= The Golden Ass (Machiavelli) =

Unfinished satirical poem by Niccolò Machiavelli

L'asino (also called L'asino d'oro; English: The Golden Ass) is an unfinished satirical poem of eight cantos written by the Italian political scientist and writer Niccolò Machiavelli in 1517. A modernized version of Apuleius' The Golden Ass (rather than a translation of it), it is written in terza rima. It also concerns the theme of metamorphosis, and contains grotesque and allegorical episodes.

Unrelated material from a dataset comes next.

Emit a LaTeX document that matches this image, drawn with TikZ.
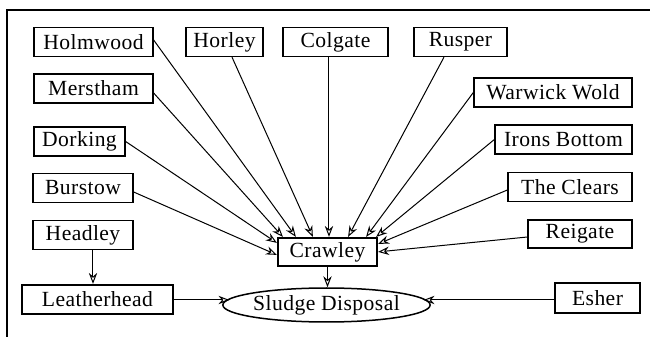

In the poem, the author meets a beautiful herdswoman surrounded by Circe's herd of beasts (Canto 2). After spending a night of love with him, she explains the characteristics of the animals in her charge: the lions are the brave, the bears are the violent, the wolves are those forever dissatisfied, and so on (Canto 6). In Canto 7 he is introduced to those who experience frustration: a cat that has allowed its prey to escape; an agitated dragon; a fox constantly on the look-out for traps; a dog that bays the moon; Aesop's lion in love that allowed himself to be deprived of his teeth and claws. There are also emblematic satirical portraits of various Florentine personalities. In the eighth and last canto he has a conversation with a pig that, like the Gryllus of Plutarch's Moralia, does not want to be changed back and condemns human greed, cruelty and conceit.